Habría que entender en perspectiva histórica lo que significa para México la entrega de la Guardia Nacional a la Sedena. Es un error mirarlo sin apreciación profunda y amplia del contexto que le da sentido. No es un evento jurídico o administrativo solamente, como parecen interpretar muchas personas; nada de eso. Es un hecho político precisamente de proporciones históricas que puede representar la más acabada expresión de la relación del Estado y la sociedad en México con la seguridad, a su vez anclada al paradigma hegemónico que la asocia al uso de la fuerza.
Las tareas policiales en el mundo moderno iniciaron en manos de los ejércitos y evolucionaron en algunas democracias hacia la institucionalización civil, a su vez asociada a paradigmas de seguridad que colocaron en el centro la protección y el servicio a la ciudadanía. Cuando la función policial regresa a manos militares estamos ante una regresión centenaria, nada menos que eso. Este salto al pasado es posible cuando ninguna fuerza política y tampoco las sociedades se hacen cargo de consolidar el control civil de la función.

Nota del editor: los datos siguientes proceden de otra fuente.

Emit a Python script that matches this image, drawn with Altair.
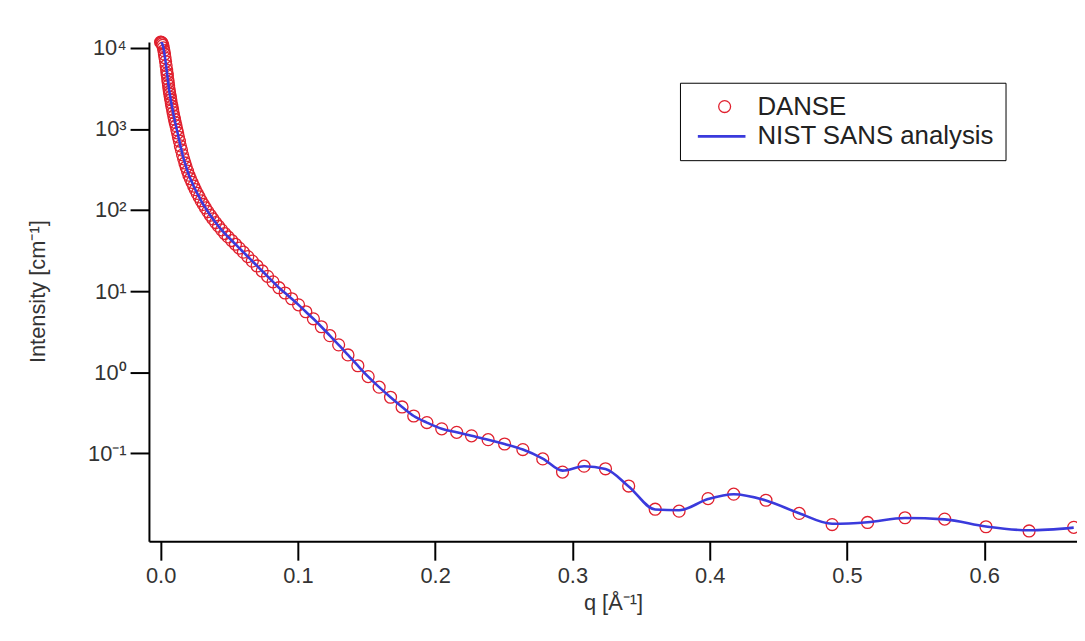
import altair as alt
import pandas as pd

# ---- data ----
q_danse = [
    0.0000, 0.0004, 0.0008, 0.0012, 0.0016, 0.0020, 0.0024, 0.0028, 0.0032, 0.0036, 0.0040, 0.0044,
    0.0047, 0.0049, 0.0052, 0.0055, 0.0058, 0.0061, 0.0064, 0.0067, 0.0071, 0.0074,
    0.0078, 0.0082, 0.0087, 0.0091, 0.0096, 0.0101, 0.0106, 0.0112, 0.0118, 0.0124,
    0.0130, 0.0137, 0.0144, 0.0152, 0.0160, 0.0168, 0.0177, 0.0186, 0.0196, 0.0206,
    0.0217, 0.0229, 0.0241, 0.0253, 0.0267, 0.0281, 0.0295, 0.0311, 0.0327, 0.0344,
    0.0362, 0.0381, 0.0401, 0.0422, 0.0444, 0.0467, 0.0492, 0.0518, 0.0545, 0.0573,
    0.0603, 0.0635, 0.0668, 0.0703, 0.0740, 0.0779, 0.0819, 0.0862, 0.0907, 0.0955,
    0.1005, 0.1058, 0.1113, 0.1171, 0.1233, 0.1297, 0.1365, 0.1437, 0.1512, 0.1592,
    0.1675, 0.1759, 0.1844, 0.1940, 0.2048, 0.2157, 0.2265, 0.2386, 0.2506, 0.2639,
    0.2784, 0.2928, 0.3085, 0.3241, 0.3410, 0.3603, 0.3777, 0.3988, 0.4175, 0.4410,
    0.4652, 0.4892, 0.5150, 0.5423, 0.5712, 0.6013, 0.6327, 0.6652,
]
i_danse = [
    11749, 11695, 11535, 11220, 10715, 10000, 9226, 8356, 7534, 6761, 6026, 5309,
    4842, 4571, 4121, 3758, 3428, 3126, 2884, 2692, 2455, 2291,
    2089, 1905, 1738, 1585, 1445, 1318, 1202, 1096, 977, 891,
    794, 708, 617, 550, 479, 427, 380, 339, 302, 269,
    243, 219, 197, 178, 160, 145, 130, 117, 106, 95.5,
    86.1, 77.6, 70.0, 63.1, 56.9, 51.3, 46.5, 42.0, 37.8, 33.9,
    30.2, 26.6, 23.4, 20.4, 17.7, 15.2, 13.0, 11.0, 9.46, 8.04,
    6.76, 5.56, 4.55, 3.63, 2.82, 2.17, 1.63, 1.20, 0.881, 0.653,
    0.490, 0.372, 0.288, 0.239, 0.200, 0.181, 0.164, 0.147, 0.130, 0.111,
    0.0851, 0.0585, 0.0693, 0.0643, 0.0394, 0.0204, 0.0193, 0.0276, 0.0313, 0.0263,
    0.0181, 0.0132, 0.0140, 0.0160, 0.0154, 0.0124, 0.0110, 0.0122,
]
q_nist = list(q_danse)
i_nist = [
    11749, 11695, 11535, 11220, 10715, 10000, 9226, 8356, 7534, 6761, 6026, 5309,
    4842, 4571, 4121, 3758, 3428, 3126, 2884, 2692, 2455, 2291,
    2089, 1905, 1738, 1585, 1445, 1318, 1202, 1096, 977, 891,
    794, 708, 617, 550, 479, 427, 380, 339, 302, 269,
    243, 219, 197, 178, 160, 145, 130, 117, 106, 95.5,
    86.1, 77.6, 70.0, 63.1, 56.9, 51.3, 46.5, 42.0, 37.8, 33.9,
    30.2, 26.6, 23.4, 20.4, 17.7, 15.2, 13.0, 11.0, 9.46, 8.04,
    6.76, 5.56, 4.55, 3.63, 2.82, 2.17, 1.63, 1.20, 0.881, 0.653,
    0.490, 0.372, 0.288, 0.239, 0.200, 0.181, 0.164, 0.147, 0.130, 0.111,
    0.0860, 0.0610, 0.0690, 0.0640, 0.0390, 0.0202, 0.0198, 0.0272, 0.0312, 0.0262,
    0.0182, 0.0135, 0.0141, 0.0159, 0.0153, 0.0125, 0.0112, 0.0121,
]

series_names = ["DANSE", "NIST SANS analysis"]
series_colors = ["#e0202e", "#3a3adc"]
series_shapes = ["circle", "M-4.5,0H3.5"]
series_widths = [1.3, 2.8]
x_ticks = [0.0, 0.1, 0.2, 0.3, 0.4, 0.5, 0.6]
y_ticks = [0.1, 1, 10, 100, 1000, 10000]
x_domain = [-0.0085, 0.6676]
y_domain = [0.0082, 11780]

FONT = "Liberation Sans"

danse = pd.DataFrame({"q": q_danse, "I": i_danse, "series": "DANSE"})
nist = pd.DataFrame({"q": q_nist, "I": i_nist, "series": "NIST SANS analysis"})

sup_expr = (
    "'10' + replace(replace(replace(replace(replace(replace("
    "'' + round(log(datum.value) / LN10), '-', '⁻'), '0', '⁰'), '1', '¹'), "
    "'2', '²'), '3', '³'), '4', '⁴')"
)

x_enc = alt.X(
    "q:Q",
    scale=alt.Scale(domain=x_domain, nice=False, zero=False),
    axis=alt.Axis(values=x_ticks, format=".1f", title="q [Å⁻¹]", labelPadding=6,
                  titleBaseline="middle", titleY=62),
)
y_enc = alt.Y(
    "I:Q",
    scale=alt.Scale(type="log", domain=y_domain, nice=False),
    axis=alt.Axis(values=y_ticks, labelExpr=sup_expr, title="Intensity [cm⁻¹]",
                  labelPadding=4, titleBaseline="middle", titleX=-112, titleY=251),
)

legend = alt.Legend(
    title=None, orient="none", legendX=535, legendY=41,
    labelFontSize=26, labelFont=FONT, labelColor="#222", labelOffset=20,
    symbolOffset=21, padding=11, rowPadding=4, strokeColor="black",
    labelLimit=400, symbolSize=144,
)

points = alt.Chart(danse).mark_point(filled=False, clip=False, opacity=1, size=144).encode(
    x=x_enc,
    y=y_enc,
    color=alt.Color("series:N", scale=alt.Scale(domain=series_names, range=series_colors), legend=legend),
    shape=alt.Shape("series:N", scale=alt.Scale(domain=series_names, range=series_shapes), legend=legend),
    strokeWidth=alt.StrokeWidth("series:N", scale=alt.Scale(domain=series_names, range=series_widths), legend=legend),
)

line = alt.Chart(nist).mark_line(interpolate="monotone", strokeWidth=2.6, clip=True).encode(
    x=alt.X("q:Q"),
    y=alt.Y("I:Q"),
    color=alt.value(series_colors[1]),
)

chart = (
    alt.layer(points, line)
    .properties(
        width=935,
        height=503,
        padding={"left": 142, "top": 32, "right": 0, "bottom": 80},
        autosize=alt.AutoSizeParams(type="none"),
    )
    .configure_axis(
        domainColor="black", domainWidth=2, tickColor="black", tickWidth=2, tickSize=19,
        labelFont=FONT, labelFontSize=22, labelColor="#333",
        titleFont=FONT, titleFontSize=22, titleColor="#333", titleFontWeight="normal",
        grid=False,
    )
    .configure_view(stroke=None)
)

chart.save("out.html", embed_options={"renderer": "svg", "actions": False})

La entrega de la Guardia Nacional a la Sedena es un evento de raíz estructural profundísima. Es la culminación de una ruta donde las fuerzas políticas formalmente representadas decidieron no invertir su capital en la llamada reforma democrática de la policía, cuyo estándar principal, inspirado en el especialista David Bayley, asegura que esa función priorice la atención a las personas, rindiendo cuentas ante ellas, antes que proteger y rendir cuentas a las instituciones del Estado mismo.
La clase política y la sociedad en México, en su inmensa mayoría, ni siquiera imaginan esto posible, de manera que no encuentran un relato creíble donde las instituciones policiales en efecto atan su desempeño a estándares de servicio -las excepciones son emergentes, mínimas y frágiles-. Esto es parte de un círculo vicioso: sin un relato político propio de una reforma policial democrática, la sociedad espera y exige lo único que imagina: el uso de la fuerza, actitud que, a su vez, pavimenta la evasión de la clase política que se sale con la suya.
No puede haber “instituciones responsables de hacer cumplir la ley” -así se denomina a la policía por convención internacional- donde el sistema político y la sociedad no se han comprometido con el Estado de derecho. ¿Alguien lo duda? La contradicción es evidente y resulta en la manipulación política de la función policial, alejada sistemáticamente de la profesionalización que le daría solidez y respeto desde “arriba” y desde “abajo”.
Justo quien suele tenerlo más claro son las personas en tareas policiales porque son las que sufren directa y cotidianamente una relación jurídica crónicamente frágil con el Estado, sobreviviendo el día sin tener claro lo que vendrá mañana en sus condiciones de trabajo (los relatos suelen ser devastadores). Como lo es el sinsentido más terrible de todo esto: la policía sobrevive su propia desprotección y de ella esperamos protección.
Y aquí viene una clave esencial para entender todo esto: la reforma policial democrática invierte muchísimo en desarrollar la autonomía del criterio profesional del personal policial en terreno, dotando a este de las mejores herramientas posibles para ofrecer el servicio más adecuado en función del escenario concreto (que en muchos casos implica gestionar la canalización de la atención a otros servicios), justo al revés de lo que hace la militarización de la función, donde la disciplina se impone como criterio de lealtad que funciona “mirando hacia arriba” para obedecer, en lugar de “mirar de frente” para comunicarse (Bayley).
Doscientos años de nación independiente y la función policial federal es militar. Es la versión previa a la democracia. Es el perfil policial propio de otro tipo de régimen.